BY DENNIS SILVA II | densilva2@gmail.com
For 29 consecutive days in 2005, Brian Burg wrote letters to then-Texas Tech men’s basketball coach Bob Knight and Knight’s then-assistant coach Chris Beard.
Burg, fresh off a graduate assistant coaching gig at NCAA Division III Lake Erie College, knew he wanted to be a basketball coach. But he needed an opportunity.
Burg admired Beard for the passion and communication skills he saw first-hand when Beard coached summer camps Burg attended as a child. So, Burg tried his luck. Day after day produced letter after letter. Finally, after Knight got perturbed with Burg’s persistence, Burg received an exasperated call from Beard, who acknowledged Burg’s desire, told him to stop writing Knight, and eventually set Burg up with a job for a junior college program.
Since then, it’s been a grind for the Katy native Burg in climbing the ladder of a profession that’s not for the meek. From Garden City Community College to Western Texas College to Middle Tennessee State to Campbell to North Carolina Central to Little Rock. Then, in 2016, landing at Texas Tech under Beard, enjoying a mesmerizing Final Four run to the championship game in 2019, and then, now, to the culmination of it all in Statesboro, Georgia.
Fifteen years after that initial opportunity with Garden City Community College, Burg was named head coach of the Georgia Southern University men’s basketball program on March 29.
“It’s a dream come true,” Burg said in a news release on Georgia Southern University’s athletics website. “I couldn’t be more excited.”
It is Burg’s first head coaching job at any level. Georgia Southern competes in NCAA Division I’s Sun Belt Conference.
Burg’s hiring comes as no surprise to those who know him best. It was just a matter of time.
“I’ve been involved with 25-30 coaches of Division I and junior college, and he’s the best coach I’ve been around, in terms of being a hard worker, being loyal, doing things no one else wants to or is willing to do, and making the right decisions that will enable a program to be successful,” said Brian Marso, who gave Burg his first true coaching job at Garden Community College.
When Burg was helping lead the Red Raiders to their first Final Four last year, he told 281sportsunlimited.com how much he embraced the workmanlike hustle of his career.
“When I have the chance, I take a deep breath and look back. I embrace it,” Burg said at the time. “I can relate to the coaches who drive 15-passenger vans after games and eat sack lunches. This has been a great run for me. If I could ever give a message to a coach grinding to reach his goals, I’d say stick with it. I’ve been there. It’s been an unbelievable journey, and I try to enjoy the process and the journey while I’m at it.”
Burg attended Katy Elementary and Katy High School before finishing his senior year of high school at Cypress Falls High in 1998. The coaching influences from childhood years in Katy have been life-lasting.

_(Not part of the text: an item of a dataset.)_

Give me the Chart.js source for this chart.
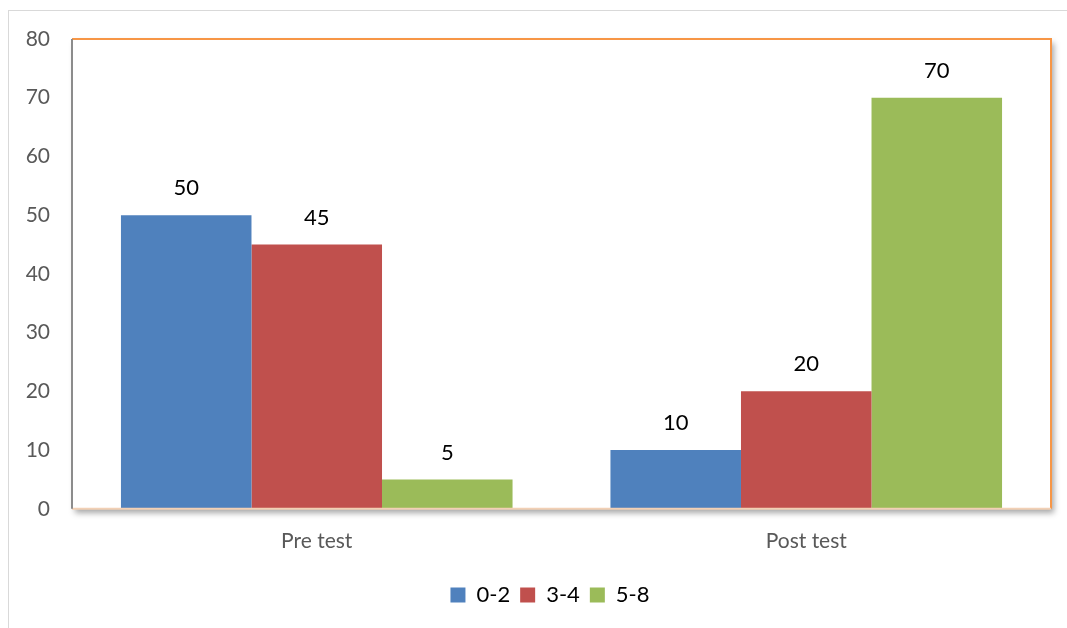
<!DOCTYPE html>
<html>
<head>
<meta charset="utf-8">
<script src="https://cdn.jsdelivr.net/npm/chart.js@4/dist/chart.umd.min.js"></script>
<style>
    html, body { margin: 0; padding: 0; background: #fff; }
    #frame {
        position: absolute;
        left: 8px;
        top: 10px;
        width: 1058px;
        height: 617px;
        border-left: 1px solid #d9d9d9;
        border-top: 1px solid #d9d9d9;
    }
    #chart { display: block; }
</style>
</head>
<body>
<div id="frame"><canvas id="chart" width="1058" height="617"></canvas></div>
<script>
/* ===============================
   DATA
=================================*/

const categories = ["Pre test", "Post test"];
const seriesNames = ["0-2", "3-4", "5-8"];
const seriesColors = ["#4F81BD", "#C0504D", "#9BBB59"];
const values02 = [50, 10];
const values34 = [45, 20];
const values58 = [5, 70];
const yTicks = [0, 10, 20, 30, 40, 50, 60, 70, 80];

const FONT = "Lato, 'Open Sans', sans-serif";

/* ===============================
   PLUGINS
=================================*/

// plot area background with a soft shadow, drawn under the bars
const plotBackground = {
    id: "plotBackground",
    beforeDatasetsDraw(chart) {
        const { ctx, chartArea: a } = chart;
        ctx.save();
        ctx.shadowColor = "rgba(0,0,0,0.35)";
        ctx.shadowBlur = 6;
        ctx.shadowOffsetX = 3;
        ctx.shadowOffsetY = 4;
        ctx.fillStyle = "#fff";
        ctx.fillRect(a.left, a.top, a.right - a.left, a.bottom - a.top);
        ctx.restore();
    }
};

// border of plot area: orange top/right, grey left, peach bottom
const plotBorder = {
    id: "plotBorder",
    afterDatasetsDraw(chart) {
        const { ctx, chartArea: a } = chart;
        ctx.save();
        ctx.lineWidth = 2;

        ctx.strokeStyle = "#F79646";
        ctx.beginPath();
        ctx.moveTo(a.left, a.top);
        ctx.lineTo(a.right, a.top);
        ctx.lineTo(a.right, a.bottom);
        ctx.stroke();

        ctx.strokeStyle = "#F2D0B5";
        ctx.beginPath();
        ctx.moveTo(a.left, a.bottom);
        ctx.lineTo(a.right, a.bottom);
        ctx.stroke();

        ctx.strokeStyle = "#8C8C8C";
        ctx.beginPath();
        ctx.moveTo(a.left, a.top);
        ctx.lineTo(a.left, a.bottom);
        ctx.stroke();
        ctx.restore();
    }
};

// value labels above each bar
const barLabels = {
    id: "barLabels",
    afterDatasetsDraw(chart) {
        const { ctx } = chart;
        ctx.save();
        ctx.font = "22px " + FONT;
        ctx.fillStyle = "#000";
        ctx.textAlign = "center";
        ctx.textBaseline = "middle";
        chart.data.datasets.forEach((ds, i) => {
            const meta = chart.getDatasetMeta(i);
            meta.data.forEach((bar, j) => {
                ctx.fillText(String(ds.data[j]), bar.x, bar.y - 27);
            });
        });
        ctx.restore();
    }
};

// legend in the original sits a bit right of centre
const legendShift = {
    id: "legendShift",
    afterLayout(chart) {
        if (!chart.legend) return;
        chart.legend.left += 20;
        chart.legend.right += 20;
    }
};

/* ===============================
   CHART
=================================*/

const allValues = [values02, values34, values58];

new Chart(document.getElementById("chart"), {
    type: "bar",
    data: {
        labels: categories,
        datasets: seriesNames.map((name, i) => ({
            label: name,
            data: allValues[i],
            backgroundColor: seriesColors[i],
            borderWidth: 0,
            barPercentage: 1,
            categoryPercentage: 0.8
        }))
    },
    options: {
        responsive: false,
        animation: false,
        layout: { padding: { top: 28, right: 16, left: 0, bottom: 12 } },
        scales: {
            x: {
                grid: { display: false, drawTicks: false },
                border: { display: false },
                ticks: {
                    color: "#595959",
                    font: { family: FONT, size: 21 },
                    padding: 20
                }
            },
            y: {
                min: 0,
                max: 80,
                afterFit(scale) {
                    scale.width = 63;
                    scale.paddingTop = 10;
                    scale.paddingBottom = 10;
                },
                afterBuildTicks(scale) {
                    scale.ticks = yTicks.map(v => ({ value: v }));
                },
                grid: { display: false, drawTicks: false },
                border: { display: false },
                ticks: {
                    color: "#595959",
                    font: { family: FONT, size: 21 },
                    padding: 22
                }
            }
        },
        plugins: {
            legend: {
                position: "bottom",
                labels: {
                    boxWidth: 15,
                    boxHeight: 15,
                    padding: 10,
                    color: "#000",
                    font: { family: FONT, size: 22 }
                }
            },
            tooltip: { enabled: false }
        }
    },
    plugins: [plotBackground, plotBorder, barLabels, legendShift]
});
</script>
</body>
</html>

It started with George Crockett, who was “the first competitiveness I saw at Katy Elementary,” to Billy Fowler and Dean Darrow at Katy Junior High, and then to Jody Sory and Brooks Boynton at Katy High.
“It was the overall culture of winning,” said Burg, whose parents James and Kathy still live in old town Katy. “It wasn’t just football, it was all sports. Just the way coaches carried themselves with the culture and offseason programs. You’re going to work. There’s no entitlement at Katy High. It’s a blue-collar mentality, and it’s something that’s really stuck with me in my coaching career. If you work, success will follow.”
Burg is highly regarded as a recruiter and developer of talent. His work ethic is impressive.
“Brian’s commitment to the comprehensive development of our student-athletes on-and-off the court resonated with the search committee,” Georgia Southern athletic director Jared Benko said in the news release. “As we spoke to some of the best and brightest college basketball minds in the country, his name continued to come up time and again.”
In Burg’s four seasons with Texas Tech, the Red Raiders went 94-44 with two deep runs in the NCAA Tournament.
“Burg’s contributions to our success cannot be overstated,” Beard said in a news release. “He is a great coach, relentless recruiter and someone who worked his way through multiple levels of college basketball to earn this opportunity. I know that he will build on the success that Georgia Southern has established through his unmatched work ethic.”
Georgia Southern has finished in the top-5 in each of its six seasons in the Sun Belt Conference. Georgia Southern tallied 20-plus wins for the third straight season in 2019-2020, a feat not accomplished since 1986-89.